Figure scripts

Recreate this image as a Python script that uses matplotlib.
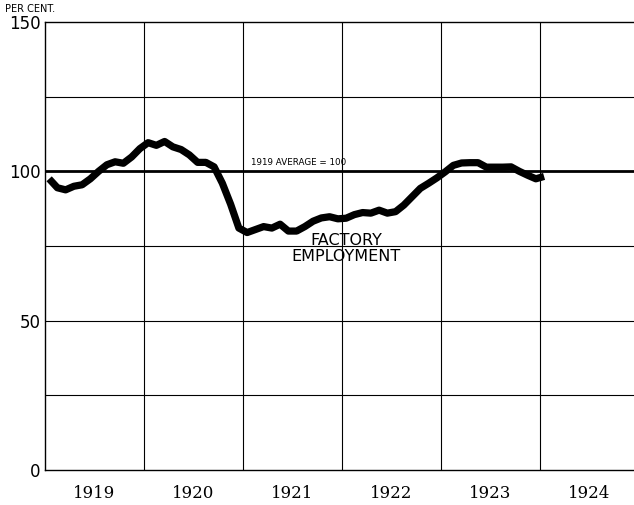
import matplotlib
matplotlib.use("Agg")
import matplotlib.pyplot as plt
import numpy as np

# Monthly factory employment index, Jan 1919 .. Jan 1924 (1919 average = 100)
employment = [97.5, 94.5, 93.8, 95.0, 95.5, 97.5, 100.0, 102.2, 103.2, 102.7, 104.8, 107.6,
              109.6, 108.7, 110.0, 108.2, 107.3, 105.5, 103.0, 103.0, 101.5, 96.0, 89.0, 81.0,
              79.5, 80.5, 81.5, 81.0, 82.3, 80.0, 80.0, 81.5, 83.3, 84.4, 84.8, 84.1,
              84.3, 85.5, 86.2, 86.0, 87.0, 86.0, 86.5, 88.7, 91.5, 94.3, 96.0, 97.8,
              99.8, 102.0, 102.8, 102.9, 102.9, 101.4, 101.4, 101.4, 101.5, 100.0, 98.7, 97.5,
              98.3]
years = ["1919", "1920", "1921", "1922", "1923", "1924"]
ytick_values = [0, 50, 100, 150]
ytick_labels = ["0", "50", "100", "150"]
grid_values = [25, 50, 75, 125]
average_value = 100

months = (np.arange(len(employment)) + 0.5) / 12.0

fig = plt.figure(figsize=(6.34, 5.05), dpi=100)
ax = fig.add_axes([45/634, 35/505, (634-45)/634, 448/505])

ax.set_xlim(0, 5.95)
ax.set_ylim(0, 150)

for g in grid_values:
    ax.axhline(g, color="black", lw=0.8, zorder=1)
for i in range(1, 6):
    ax.axvline(i, color="black", lw=0.8, zorder=1)
ax.axhline(average_value, color="black", lw=2.0, zorder=2)

ax.plot(months, employment, color="black", lw=5.2, solid_capstyle="butt",
        solid_joinstyle="round", zorder=3)

ax.spines["right"].set_visible(False)
for s in ["left", "bottom", "top"]:
    ax.spines[s].set_linewidth(1.0)
    ax.spines[s].set_color("black")

ax.set_yticks(ytick_values)
ax.set_yticklabels(ytick_labels, fontsize=12, family="DejaVu Sans")
ax.set_xticks([i + 0.5 for i in range(len(years))])
ax.set_xticklabels(years, fontsize=12, family="DejaVu Serif")
ax.tick_params(axis="both", length=0)
ax.tick_params(axis="x", pad=11)
ax.tick_params(axis="y", pad=3)

ax.text(2.08, 101.3, "1919 AVERAGE = 100", fontsize=6.3, ha="left", va="bottom")
ax.text(3.04, 76.8, "FACTORY", fontsize=11.5, ha="center", va="center")
ax.text(3.04, 71.4, "EMPLOYMENT", fontsize=11.5, ha="center", va="center")

fig.text(5/634, 1 - 12.5/505, "PER CENT.", fontsize=7, ha="left", va="baseline")

fig.savefig("out.png", dpi=100, facecolor="white")
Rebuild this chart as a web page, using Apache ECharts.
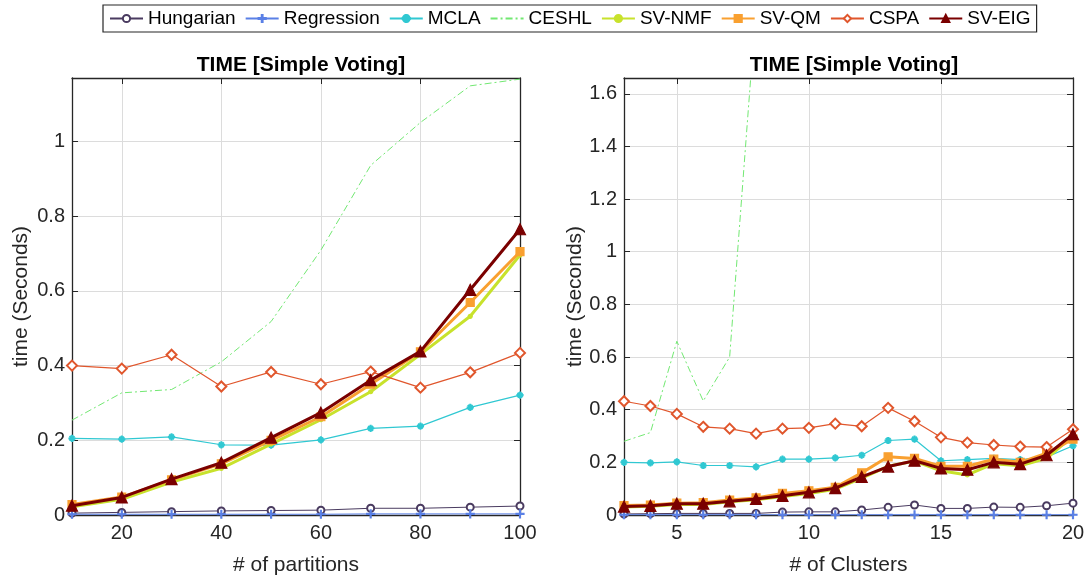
<!DOCTYPE html>
<html>
<head>
<meta charset="utf-8">
<script src="https://cdn.jsdelivr.net/npm/echarts@6/dist/echarts.min.js"></script>
<style>
html, body { margin: 0; padding: 0; background: #fff; }
#main { width: 1088px; height: 581px; }
</style>
</head>
<body>
<div id="main"></div>
<script>
// left panel: time vs number of partitions
var partitions = [10, 20, 30, 40, 50, 60, 70, 80, 90, 100];
var hungarianP = [0.005, 0.007, 0.009, 0.011, 0.012, 0.013, 0.018, 0.018, 0.021, 0.024];
var regressionP = [0.002, 0.002, 0.002, 0.002, 0.002, 0.002, 0.003, 0.003, 0.003, 0.003];
var mclaP = [0.205, 0.203, 0.209, 0.188, 0.187, 0.201, 0.232, 0.238, 0.288, 0.321];
var ceshlP = [0.254, 0.327, 0.336, 0.41, 0.518, 0.709, 0.936, 1.051, 1.149, 1.167];
var svnmfP = [0.022, 0.042, 0.088, 0.125, 0.19, 0.255, 0.33, 0.43, 0.532, 0.696];
var svqmP = [0.028, 0.048, 0.094, 0.137, 0.2, 0.263, 0.35, 0.437, 0.569, 0.705];
var cspaP = [0.4, 0.392, 0.429, 0.344, 0.383, 0.35, 0.384, 0.341, 0.382, 0.434];
var sveigP = [0.025, 0.047, 0.096, 0.14, 0.207, 0.274, 0.361, 0.438, 0.603, 0.765];

// right panel: time vs number of clusters
var clusters = [3, 4, 5, 6, 7, 8, 9, 10, 11, 12, 13, 14, 15, 16, 17, 18, 19, 20];
var hungarianC = [0.004, 0.005, 0.006, 0.006, 0.006, 0.006, 0.011, 0.012, 0.012, 0.019, 0.029, 0.038, 0.025, 0.025, 0.03, 0.029, 0.035, 0.045];
var regressionC = [0.001, 0.001, 0.001, 0.001, 0.001, 0.001, 0.001, 0.001, 0.001, 0.001, 0.001, 0.001, 0.001, 0.001, 0.001, 0.001, 0.001, 0.001];
var mclaC = [0.2, 0.198, 0.202, 0.188, 0.188, 0.183, 0.212, 0.212, 0.217, 0.227, 0.283, 0.288, 0.206, 0.21, 0.215, 0.21, 0.22, 0.263];
var ceshlC = [0.28, 0.313, 0.66, 0.433, 0.6, 1.93, 2.41, 2.86, 3.12, 3.57, 4.05, 4.38, 4.71, 5.26, 5.58, 6.03, 6.47, 6.95];
var svnmfC = [0.03, 0.033, 0.04, 0.04, 0.05, 0.058, 0.07, 0.082, 0.098, 0.14, 0.185, 0.205, 0.168, 0.152, 0.195, 0.187, 0.215, 0.3];
var svqmC = [0.036, 0.038, 0.045, 0.047, 0.057, 0.065, 0.082, 0.092, 0.105, 0.16, 0.221, 0.215, 0.185, 0.185, 0.212, 0.2, 0.235, 0.288];
var cspaC = [0.432, 0.414, 0.384, 0.335, 0.328, 0.309, 0.328, 0.331, 0.347, 0.337, 0.407, 0.356, 0.295, 0.275, 0.266, 0.26, 0.258, 0.326];
var sveigC = [0.032, 0.035, 0.043, 0.043, 0.052, 0.061, 0.073, 0.086, 0.102, 0.145, 0.184, 0.206, 0.177, 0.172, 0.2, 0.193, 0.227, 0.307];

var methodNames = ['Hungarian', 'Regression', 'MCLA', 'CESHL', 'SV-NMF', 'SV-QM', 'CSPA', 'SV-EIG'];
var leftData = [hungarianP, regressionP, mclaP, ceshlP, svnmfP, svqmP, cspaP, sveigP];
var rightData = [hungarianC, regressionC, mclaC, ceshlC, svnmfC, svqmC, cspaC, sveigC];

var plusPath = 'path://M4.4,0h1.2v10h-1.2z M0,4.4h10v1.2h-10z';
var starPath = 'path://M4.3,0h1.4v10h-1.4z M0,4.3h10v1.4h-10z M1.2,2.2l1-1l6.6,6.6l-1,1z M7.8,1.2l1,1l-6.6,6.6l-1,-1z';

var styles = [
    { color: '#4a3b60', width: 1, symbol: 'emptyCircle', size: 7 },
    { color: '#5a80e6', width: 1, symbol: plusPath, size: 8 },
    { color: '#30c8d2', width: 1.2, symbol: starPath, size: 6 },
    { color: '#72e872', width: 1, symbol: 'none', size: 0, type: [7, 3, 2, 3] },
    { color: '#c8e22c', width: 3, symbol: 'circle', size: 4 },
    { color: '#f9a030', width: 3, symbol: 'rect', size: 8 },
    { color: '#e0562c', width: 1.2, symbol: 'emptyDiamond', size: 10 },
    { color: '#7a0000', width: 3, symbol: 'triangle', size: 11 }
];

var textColor = '#262626';
var font = 'Liberation Sans, Arial, Helvetica, sans-serif';

function makeSeries(dataList, idx) {
    return dataList.map(function(d, i) {
        var s = styles[i];
        return {
            name: methodNames[i],
            type: 'line',
            xAxisIndex: idx,
            yAxisIndex: idx,
            data: d,
            symbol: s.symbol,
            symbolSize: s.size,
            showSymbol: s.symbol !== 'none',
            clip: true,
            lineStyle: { color: s.color, width: s.width, type: s.type || 'solid' },
            itemStyle: { color: s.color, borderColor: s.color, borderWidth: 1.2 },
            animation: false,
            z: 2 + i
        };
    });
}

function xAxisFor(cats, grid, step, name, gap, top) {
    var every = function(index, value) { return Number(value) % step === 0; };
    return {
        type: 'category',
        gridIndex: grid,
        position: top ? 'top' : 'bottom',
        data: cats,
        boundaryGap: false,
        name: top ? '' : name,
        nameLocation: 'middle',
        nameGap: gap,
        nameTextStyle: { color: textColor, fontSize: 21, fontFamily: font },
        axisLine: { show: true, onZero: false, lineStyle: { color: textColor, width: 1.3 } },
        axisTick: { show: true, inside: true, length: 6, interval: every, lineStyle: { color: textColor } },
        axisLabel: { show: !top, interval: every, color: textColor, fontSize: 20, fontFamily: font, margin: 8 },
        splitLine: { show: !top, interval: every, lineStyle: { color: '#dcdcdc', width: 1 } }
    };
}

function yAxisFor(grid, max, gap, right) {
    return {
        type: 'value',
        gridIndex: grid,
        position: right ? 'right' : 'left',
        min: 0,
        max: max,
        interval: 0.2,
        name: right ? '' : 'time (Seconds)',
        nameLocation: 'middle',
        nameGap: gap,
        nameTextStyle: { color: textColor, fontSize: 21, fontFamily: font },
        axisLine: { show: true, onZero: false, lineStyle: { color: textColor, width: 1.3 } },
        axisTick: { show: true, inside: true, length: 6, lineStyle: { color: textColor } },
        axisLabel: {
            show: !right, color: textColor, fontSize: 20, fontFamily: font, margin: 7,
            showMaxLabel: false,
            formatter: function(v) { return String(+v.toFixed(2)); }
        },
        splitLine: { show: !right, showMaxLine: false, lineStyle: { color: '#dcdcdc', width: 1 } }
    };
}

var legendItems = methodNames.map(function(n) {
    // CESHL has no markers, so its legend sample is the dash-dot line only
    if (n === 'CESHL') return { name: n, itemStyle: { opacity: 0 } };
    return { name: n };
});

var myChart = echarts.init(document.getElementById('main'));

var option = {
    backgroundColor: '#fff',
    animation: false,
    title: [
        { text: 'TIME [Simple Voting]', left: 296, top: 50, textAlign: 'center',
          textStyle: { color: '#000', fontSize: 21, fontWeight: 'bold', fontFamily: font } },
        { text: 'TIME [Simple Voting]', left: 849, top: 50, textAlign: 'center',
          textStyle: { color: '#000', fontSize: 21, fontWeight: 'bold', fontFamily: font } }
    ],
    legend: {
        data: legendItems,
        left: 103,
        top: 5,
        padding: [4, 6, 4, 6],
        itemGap: 9,
        itemWidth: 33,
        itemHeight: 9,
        borderColor: textColor,
        borderWidth: 1.2,
        backgroundColor: '#fff',
        textStyle: { color: '#000', fontSize: 19, fontFamily: font }
    },
    grid: [
        { left: 72, right: 568, top: 78, bottom: 65 },
        { left: 624, right: 15, top: 78, bottom: 65 }
    ],
    xAxis: [
        xAxisFor(partitions, 0, 20, '# of partitions', 40, false),
        xAxisFor(clusters, 1, 5, '# of Clusters', 40, false),
        xAxisFor(partitions, 0, 20, '', 0, true),
        xAxisFor(clusters, 1, 5, '', 0, true)
    ],
    yAxis: [
        yAxisFor(0, 1.17, 40, false),
        yAxisFor(1, 1.66, 34, false),
        yAxisFor(0, 1.17, 0, true),
        yAxisFor(1, 1.66, 0, true)
    ],
    series: makeSeries(leftData, 0).concat(makeSeries(rightData, 1))
};

myChart.setOption(option);
</script>
</body>
</html>
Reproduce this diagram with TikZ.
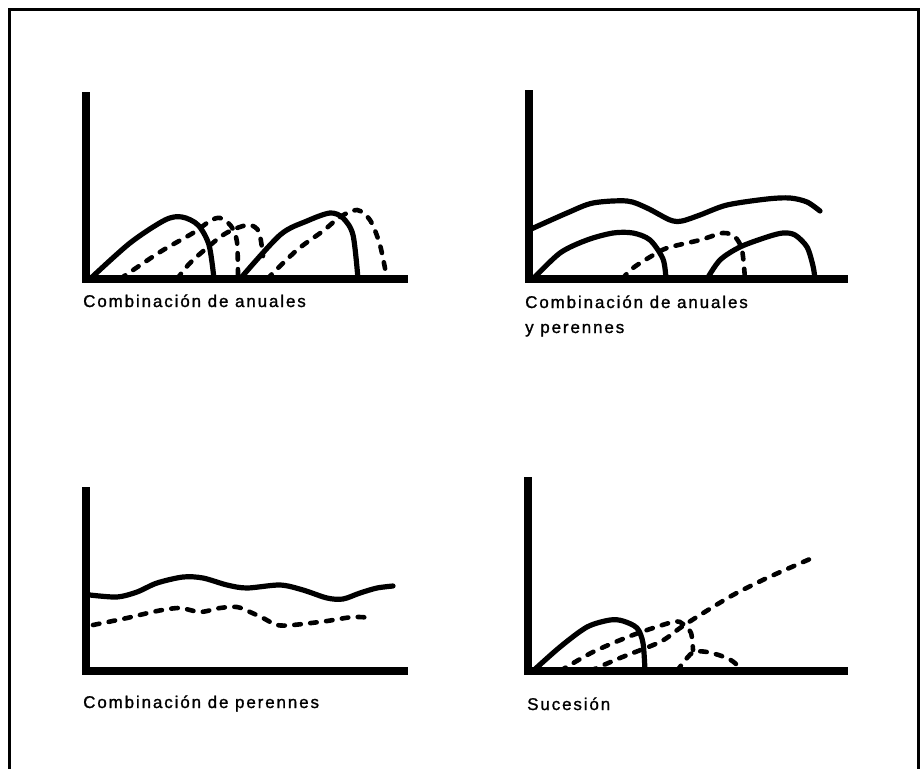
\documentclass[tikz,border=0pt]{standalone}
\usepackage{fontspec}
\setmainfont{Liberation Sans}
\newfontfamily\capfont[LetterSpace=11,FakeBold=1.2]{Liberation Sans}
\usetikzlibrary{calc,positioning}
\definecolor{InkBlack}{HTML}{000000}

\tikzset{
  axisline/.style={line width=7.8pt, InkBlack},
  solidcurve/.style={line width=5.2pt, line cap=round, InkBlack},
  dashcurve/.style={line width=4.6pt, line cap=round, dash pattern=on 6.5pt off 9.5pt, InkBlack},
  caption/.style={anchor=base west, inner sep=0pt, align=left,
    font=\capfont\fontsize{17}{25}\selectfont}
}

\begin{document}
\begin{tikzpicture}[x=1pt,y=-1pt]
  \useasboundingbox (0,0) rectangle (922,769);
  \fill[white] (0,0) rectangle (922,769);
  % outer frame (cut at the bottom)
  \draw[line width=3pt] (9,769) |- (918,9) -- (918,769);

  % panel 1: combination of annuals
  \coordinate (o1) at (86,279);
  \draw[solidcurve] plot[smooth] coordinates {(90,279) (130,243) (165,220) (182,217) (198,225) (209,245) (214,279)};
  \draw[dashcurve] plot[smooth] coordinates {(120,279) (160,252) (193,233) (210,221) (220,218) (231,226) (237,242) (238,279)};
  \draw[dashcurve] plot[smooth] coordinates {(177,279) (190,263) (208,247) (223,235) (237,228) (250,225) (259,232) (263,256)};
  \draw[solidcurve] plot[smooth] coordinates {(240,279) (280,235) (307,221) (330,213) (343,218) (353,235) (358,279)};
  \draw[dashcurve] plot[smooth] coordinates {(267,279) (297,250) (323,231) (340,217) (357,210) (370,220) (380,245) (387,279)};
  \draw[axisline] (o1 |- 0,92) -- (o1) -- (408,279);
  \node[caption] (cap1) at (83,307) {Combinación de anuales};

  % panel 2: annuals and perennials
  \coordinate (o2) at (529,279);
  \draw[solidcurve] plot[smooth] coordinates {(529,230) (567,213) (593,203) (627,201) (647,208) (670,220) (682,221) (700,215) (727,205) (767,199) (790,198) (807,202) (820,211)};
  \draw[solidcurve] plot[smooth] coordinates {(533,279) (560,253) (587,240) (613,233) (633,233) (650,240) (663,259) (666,279)};
  \draw[dashcurve] plot[smooth] coordinates {(622,279) (633,268) (650,257) (667,248) (700,240) (723,233) (735,237) (742,250) (745,279)};
  \draw[solidcurve] plot[smooth] coordinates {(707,279) (720,260) (740,247) (767,237) (783,233) (795,235) (807,247) (813,266) (815,279)};
  \draw[axisline] (o2 |- 0,90) -- (o2) -- (848,279);
  \node[caption] (cap2) at (525,333) {Combinación de anuales\\y perennes};

  % panel 3: combination of perennials
  \coordinate (o3) at (86,671);
  \draw[solidcurve] plot[smooth] coordinates {(90,595) (117,597) (137,592) (157,583) (183,577) (203,578) (227,585) (247,588) (280,585) (303,590) (327,598) (343,599) (360,593) (377,588) (393,586)};
  \draw[dashcurve] plot[smooth] coordinates {(93,625) (127,618) (157,611) (180,608) (200,612) (220,608) (237,607) (250,612) (263,618) (277,625) (293,625) (327,621) (353,617) (373,618)};
  \draw[axisline] (o3 |- 0,487) -- (o3) -- (408,671);
  \node[caption] (cap3) at (83,708) {Combinación de perennes};

  % panel 4: succession
  \coordinate (o4) at (528,671);
  \draw[solidcurve] plot[smooth] coordinates {(533,671) (560,647) (587,627) (610,620) (623,621) (637,628) (643,643) (645,671)};
  \draw[dashcurve] plot[smooth] coordinates {(560,671) (593,652) (633,635) (673,622) (683,624) (691,633) (693,650)};
  \draw[dashcurve] plot[smooth] coordinates {(677,671) (692,653) (707,652) (727,658) (737,665) (738,671)};
  \draw[dashcurve] plot[smooth] coordinates {(590,671) (620,658) (660,642) (680,628) (700,615) (733,595) (767,578) (810,559)};
  \draw[axisline] (o4 |- 0,477) -- (o4) -- (848,671);
  \node[caption] (cap4) at (527,710) {Sucesión};
\end{tikzpicture}
\end{document}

__Objective__:
Without the pictures, please reproduce each line of the listing above exactly, from the first one through the line bearing "import numpy as np".

__The completed task__:
Recreate this image as a Python script that uses matplotlib.
import matplotlib
matplotlib.use("Agg")
import matplotlib.pyplot as plt
import numpy as np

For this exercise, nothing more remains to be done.